The birds were hungry, even the dunnock was bolder than usual. Silly to get excited by an LBJ (little brown job) but they are so shy, they scuttle around in the bushes like little mice, which, I suppose, is how they earned their other name, the hedge sparrow.

The blackbird has long since stripped the rowan of all its berries and has now started on this shrub. I think it’s a cotoneaster but, as I didn’t plant it, I’m not sure. It has tiny pink flowers in early summer which the wasps and red bottomed bumble bees adored.

He has also been scrubbing around under the trees and collecting grass. I wonder if this is for a winter roost, he can’t be nest building.
I pottered around doing late autumn tidy up tasks, followed, as usual, by the robin. He is convinced that one day I am going to morph into a proper gardener and do some serious digging that will turn up the worms he loves. I stopped for a moment to look down the loch, breathing in lungfuls of the crisp clear air. The robin, impatient with my inactivity, flew into the weigela and started to sing. I’d never noticed his song before, only his “dik dik dik” alarm call when I put out the food, (which I always thought was a bit ungrateful, what’s alarming about someone feeding you?)
It was so unexpected and beautiful and quite melancholy, the essence of a frosty Autumn day.

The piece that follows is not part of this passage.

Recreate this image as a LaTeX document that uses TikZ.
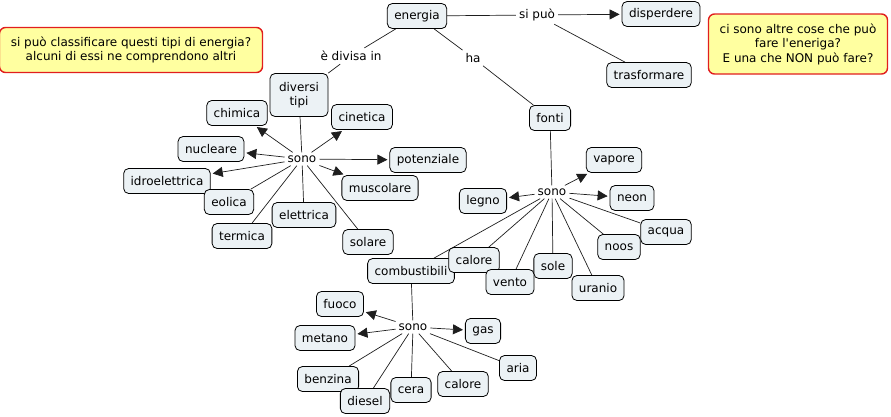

It got cold very quickly once the sun went down. I came inside switched the radio on and they were discussing this poem by Edward Thomas:

Yes. I remember Adlestrop---
The name, because one afternoon
Of heat the express-train drew up there
Unwontedly. It was late June.

The steam hissed. Someone cleared his throat.
No one left and no one came
On the bare platform. What I saw
Was Adlestrop---only the name

And willows, willow-herb, and grass,
And meadowsweet, and haycocks dry,
No whit less still and lonely fair
Than the high cloudlets in the sky.

And for that minute a blackbird sang
Close by, and round him, mistier,
Farther and farther, all the birds
Of Oxfordshire and Gloucestershire.

Different bird, different countryside, different season and a different time but it evokes beautifully the still moment when you stop and hear unexpected birdsong.